Bangladesh harbors many leeches in its vast wetlands. Leeches have a tendency to enter through body orifices with potentially life-threatening consequences. Literature search revealed inadequate description of clinical manifestations and treatment of leech infestations in children. We describe our experience with leech infestations in children.
Between January 1, 2004 and December 31, 2010, 17 cases of leech infestation through body orifices in children were managed. This is a retrospective study on age, sex, route of leech entry, investigation and treatment, and outcome.

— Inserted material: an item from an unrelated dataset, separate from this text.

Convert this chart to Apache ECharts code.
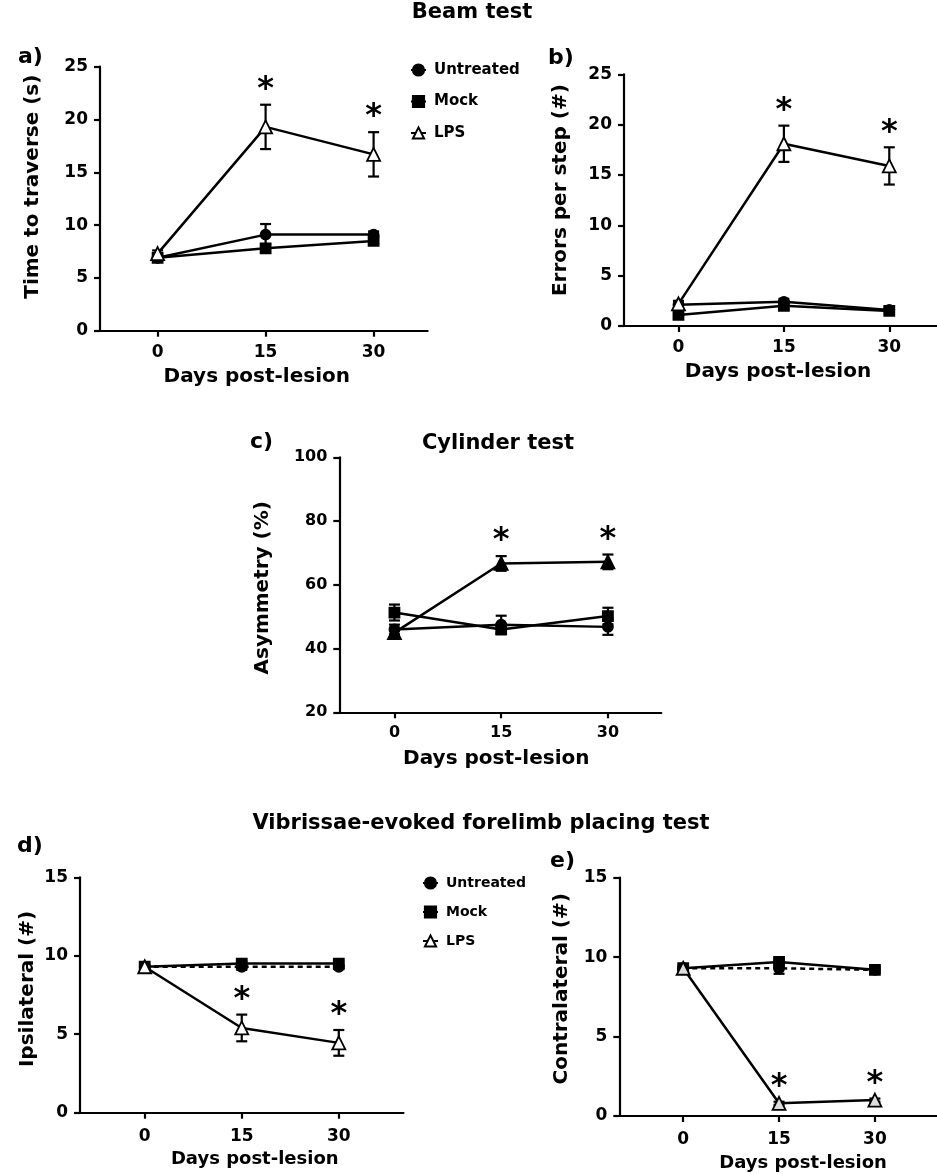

Age ranged from 4.5 to 11 years (mean 6.4 ± 1.8) and females accounted for more than 70 %. The orifices of leech entry include urethra, vagina, and rectum. Leeches could be found in eight cases. Two boys with leeches in the urinary bladder needed suprapubic removal. Leeches were retrieved from the vagina under general anesthesia in three cases, and on three occasions leeches came out from the vagina after normal saline instillation. In nine cases with different routes of entry where leech was not found, instillation of normal saline was sufficient to stop bleeding. Fifteen cases presented with bleeding and transfusion was required in five cases with Hb% <7 gm/dl.
Leech infestation through lower body orifices is common in children of rural Bangladesh. Prompt diagnosis is of paramount importance, and application of normal saline is effective in most cases. Sometimes surgical intervention is required.